A woman receives care at the dental clinic that opened in Cobán, thanks in part to a $33,000 grant from Frontier Co-op.

Patients wait for their turn outside the mobile health clinic, which makes field visits to remote growing communities.

A woman has her blood pressure checked inside the new mobile health clinic.


In 2014, Frontier Co-op began working with FEDECOVERA to establish organic turmeric production. While turmeric is not native to Guatemala, Cóban’s mountainous terrain has favorable growing conditions similar to India, offering growers heavily invested in cash crops like coffee a new way to diversify and manage their risks.

For two years, FEDECOVERA worked with its members to build an initial base of 200 turmeric farms. With cultivation established by 2016, FEDECOVERA turned to installing the infrastructure needed for turmeric’s unique blanching and drying processes.

Frontier Co-op co-funded the processing facilities, and now sources the dried turmeric produced there. This not only ensures a consistent supply of turmeric for our customers, but also allows FEDECOVERA’s members to capture the value created through processing at origin.

“Generally, in the market, there is the one who sells and the one who buys,” said Leonardo Delgado, CEO, FEDECOVERA, R.L. “Frontier goes beyond that.”

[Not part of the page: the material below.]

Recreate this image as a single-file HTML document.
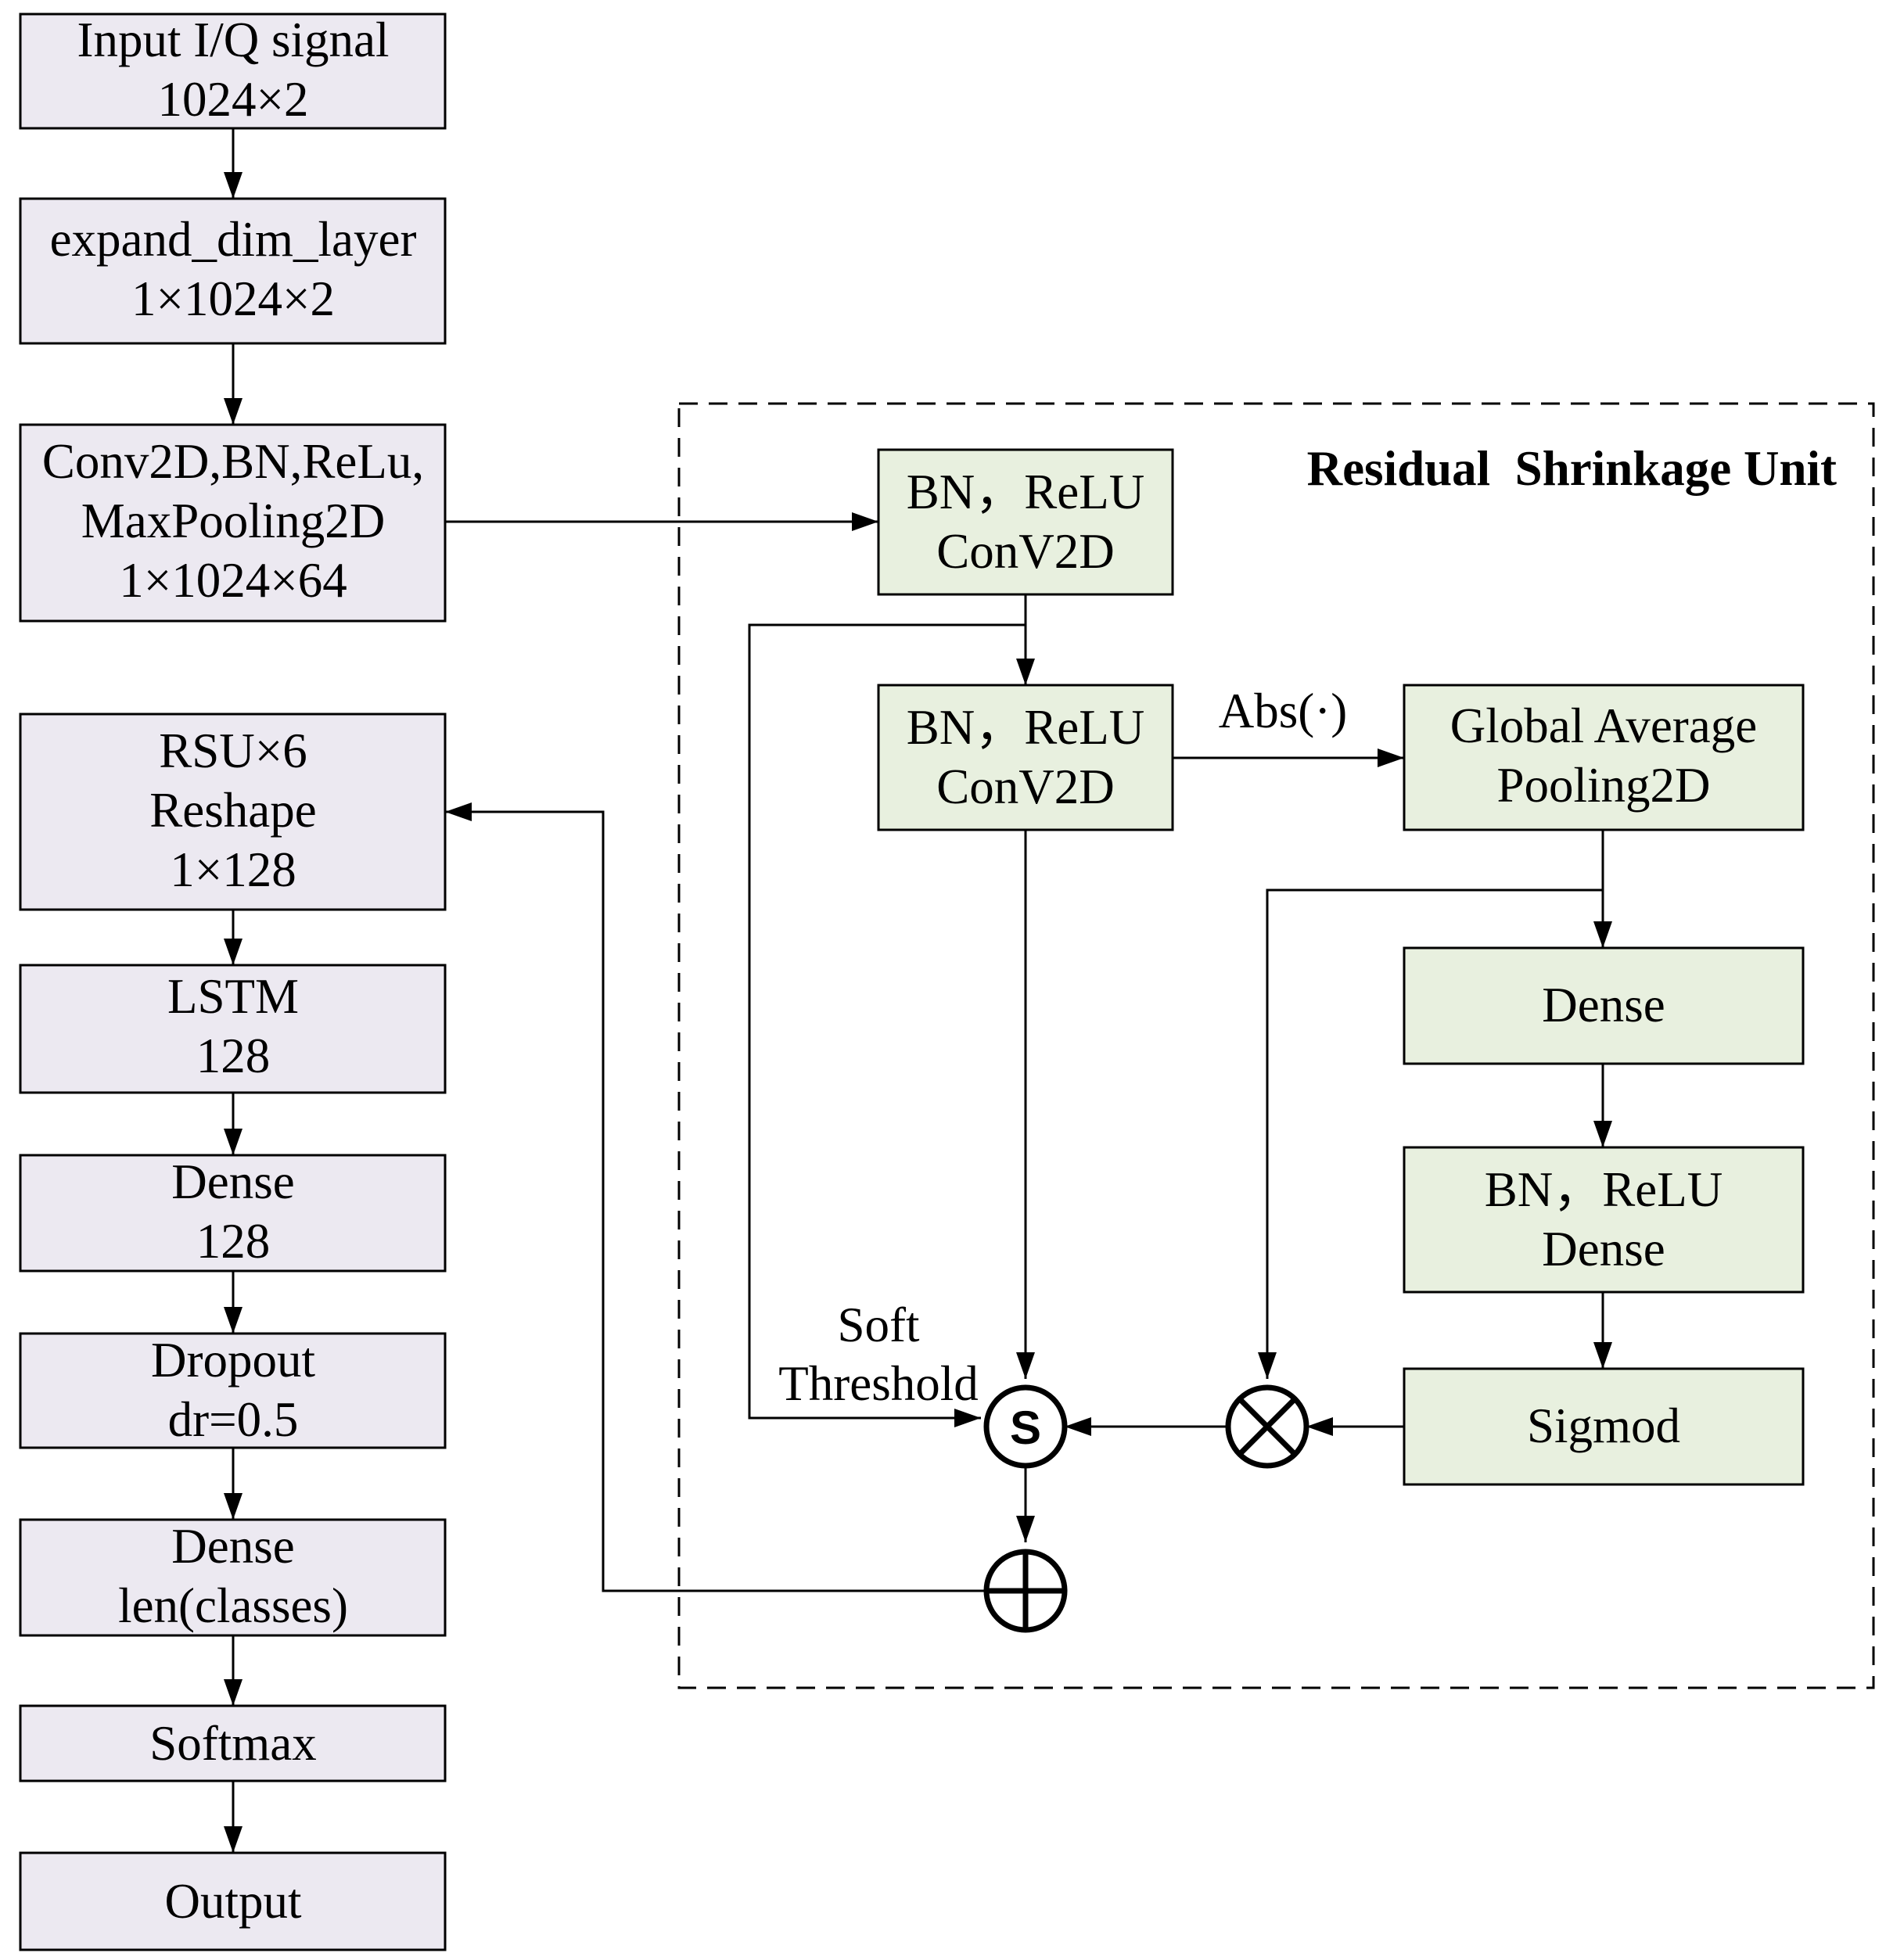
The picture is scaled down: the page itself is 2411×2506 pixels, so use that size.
<!DOCTYPE html>
<html><head><meta charset="utf-8"><style>
html,body{margin:0;padding:0;background:#fff}
svg{display:block}
text{font-family:"Liberation Serif",serif;font-size:63px;fill:#000}
</style></head><body>
<svg width="2411" height="2506" viewBox="0 0 2411 2506" xmlns="http://www.w3.org/2000/svg">
<defs>
<marker id="a" markerWidth="34" markerHeight="24" refX="34" refY="12" orient="auto" markerUnits="userSpaceOnUse"><path d="M0,0 L34,12 L0,24 z" fill="#000"/></marker>
</defs>
<g stroke="#000" stroke-width="3" fill="#ece9f1">
<rect x="26" y="18" width="543" height="146"/>
<rect x="26" y="254" width="543" height="185"/>
<rect x="26" y="543" width="543" height="251"/>
<rect x="26" y="913" width="543" height="250"/>
<rect x="26" y="1234" width="543" height="163"/>
<rect x="26" y="1477" width="543" height="148"/>
<rect x="26" y="1705" width="543" height="146"/>
<rect x="26" y="1943" width="543" height="148"/>
<rect x="26" y="2181" width="543" height="96"/>
<rect x="26" y="2369" width="543" height="124"/>
</g>
<g stroke="#000" stroke-width="3" fill="#e8f0df">
<rect x="1123" y="575" width="376" height="185"/>
<rect x="1123" y="876" width="376" height="185"/>
<rect x="1795" y="876" width="510" height="185"/>
<rect x="1795" y="1212" width="510" height="148"/>
<rect x="1795" y="1467" width="510" height="185"/>
<rect x="1795" y="1750" width="510" height="148"/>
</g>
<rect x="868" y="516" width="1527" height="1642" fill="none" stroke="#000" stroke-width="3" stroke-dasharray="24,14"/>
<g stroke="#000" stroke-width="3" fill="none">
<line x1="298" y1="164" x2="298" y2="254" marker-end="url(#a)"/>
<line x1="298" y1="439" x2="298" y2="543" marker-end="url(#a)"/>
<line x1="298" y1="1163" x2="298" y2="1234" marker-end="url(#a)"/>
<line x1="298" y1="1397" x2="298" y2="1477" marker-end="url(#a)"/>
<line x1="298" y1="1625" x2="298" y2="1705" marker-end="url(#a)"/>
<line x1="298" y1="1851" x2="298" y2="1943" marker-end="url(#a)"/>
<line x1="298" y1="2091" x2="298" y2="2181" marker-end="url(#a)"/>
<line x1="298" y1="2277" x2="298" y2="2369" marker-end="url(#a)"/>
<line x1="569" y1="667" x2="1123" y2="667" marker-end="url(#a)"/>
<line x1="1311" y1="760" x2="1311" y2="876" marker-end="url(#a)"/>
<polyline points="1311,799 958,799 958,1813 1254,1813" marker-end="url(#a)"/>
<line x1="1311" y1="1061" x2="1311" y2="1763" marker-end="url(#a)"/>
<line x1="1499" y1="969" x2="1795" y2="969" marker-end="url(#a)"/>
<line x1="2049" y1="1061" x2="2049" y2="1212" marker-end="url(#a)"/>
<polyline points="2049,1138 1620,1138 1620,1763" marker-end="url(#a)"/>
<line x1="2049" y1="1360" x2="2049" y2="1467" marker-end="url(#a)"/>
<line x1="2049" y1="1652" x2="2049" y2="1750" marker-end="url(#a)"/>
<line x1="1795" y1="1824" x2="1670" y2="1824" marker-end="url(#a)"/>
<line x1="1570" y1="1824" x2="1361" y2="1824" marker-end="url(#a)"/>
<line x1="1311" y1="1874" x2="1311" y2="1972" marker-end="url(#a)"/>
<polyline points="1261,2034 771,2034 771,1038 569,1038" marker-end="url(#a)"/>
</g>
<g stroke="#000" stroke-width="7" fill="#fff">
<circle cx="1311" cy="1824" r="50"/>
<circle cx="1620" cy="1824" r="50"/>
<circle cx="1311" cy="2034" r="50"/>
</g>
<g stroke="#000" stroke-width="7">
<line x1="1585" y1="1789" x2="1655" y2="1859"/>
<line x1="1655" y1="1789" x2="1585" y2="1859"/>
<line x1="1261" y1="2034" x2="1361" y2="2034"/>
<line x1="1311" y1="1984" x2="1311" y2="2084"/>
</g>
<text x="1311" y="1846" text-anchor="middle" style="font-family:'Liberation Sans',sans-serif;font-weight:bold;font-size:60px">S</text>
<g text-anchor="middle">
<text x="298" y="72">Input I/Q signal</text>
<text x="298" y="148">1024×2</text>
<text x="298" y="327">expand_dim_layer</text>
<text x="298" y="403">1×1024×2</text>
<text x="298" y="611">Conv2D,BN,ReLu,</text>
<text x="298" y="687">MaxPooling2D</text>
<text x="298" y="763">1×1024×64</text>
<text x="298" y="981">RSU×6</text>
<text x="298" y="1057">Reshape</text>
<text x="298" y="1133">1×128</text>
<text x="298" y="1295">LSTM</text>
<text x="298" y="1371">128</text>
<text x="298" y="1532">Dense</text>
<text x="298" y="1608">128</text>
<text x="298" y="1760">Dropout</text>
<text x="298" y="1836">dr=0.5</text>
<text x="298" y="1998">Dense</text>
<text x="298" y="2074">len(classes)</text>
<text x="298" y="2250">Softmax</text>
<text x="298" y="2452">Output</text>
<text x="1311" y="650">BN，ReLU</text>
<text x="1311" y="726">ConV2D</text>
<text x="1311" y="951">BN，ReLU</text>
<text x="1311" y="1027">ConV2D</text>
<text x="2050" y="949">Global Average</text>
<text x="2050" y="1025">Pooling2D</text>
<text x="2050" y="1306">Dense</text>
<text x="2050" y="1542">BN，ReLU</text>
<text x="2050" y="1618">Dense</text>
<text x="2050" y="1844">Sigmod</text>
<text x="1640" y="930">Abs(·)</text>
<text x="1123" y="1715">Soft</text>
<text x="1123" y="1790">Threshold</text>
</g>
<text x="2348" y="620" text-anchor="end" style="font-weight:bold;font-size:63px" xml:space="preserve">Residual  Shrinkage Unit</text>
</svg>
</body></html>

An umbrella offers this Cobán resident dual protection from the sun and the chipi chipi — the name the Q'eqchi' give to the region’s unique rainfall.

A turmeric farmer inspects the fruits of their latest harvest.


FEDECOVERA’s business support services include primary raw material processing and export assistance. But historically, they’ve lacked the capability to help members perform secondary processing activities like steam pasteurization.

As a result, products were sold to international customers who then provided the value-added work in their own countries — a missed opportunity for growers in Cobán. 

In 2021, Frontier Co-op set out to equip FEDECOVERA’s cooperative members with the support and tools needed to perform these secondary processing activities (pasteurization, grinding and sterile handling) in Guatemala. With support from the U.S. Agency for International Development’s (USAID) Cooperative Development Program (CDP), Frontier Co-op and FEDECOVERA co-invested capital into facilities, allowing FEDECOVERA’s members to do this value-added work themselves.


Frontier Co-op is driven by our mission to nourish people and planet. To bring this to life, it’s essential that we partner with organizations that share our mission and expand our capacity to make a difference.

Our partnership with FEDECOVERA exemplifies how cooperatives can work together to stretch our impact far beyond what we could do alone.

“We have a stated purpose in our company that ‘Doing Good, Works.’ Our partnership with FEDECOVERA is really building on that very premise. All of this is synergy,” said Tony Bedard.

“If you do good and it works, you do more good and it works some more. There’s so much energy around the co-op movement, so much pride in what they do, it’s nothing short of contagious. I’m very optimistic that FEDECOVERA and Frontier Co-op can continue to grow together — just like we have since 2009.”

Laura Kuykendall (far left) and Tony Bedard (center) stand with cardamom farmers who are part of the FEDECOVERA cooperative.

Led by Laura Kuykendall, the Frontier Co-op and FEDECOVERA teams head into the forest to check up on a crop of organic turmeric.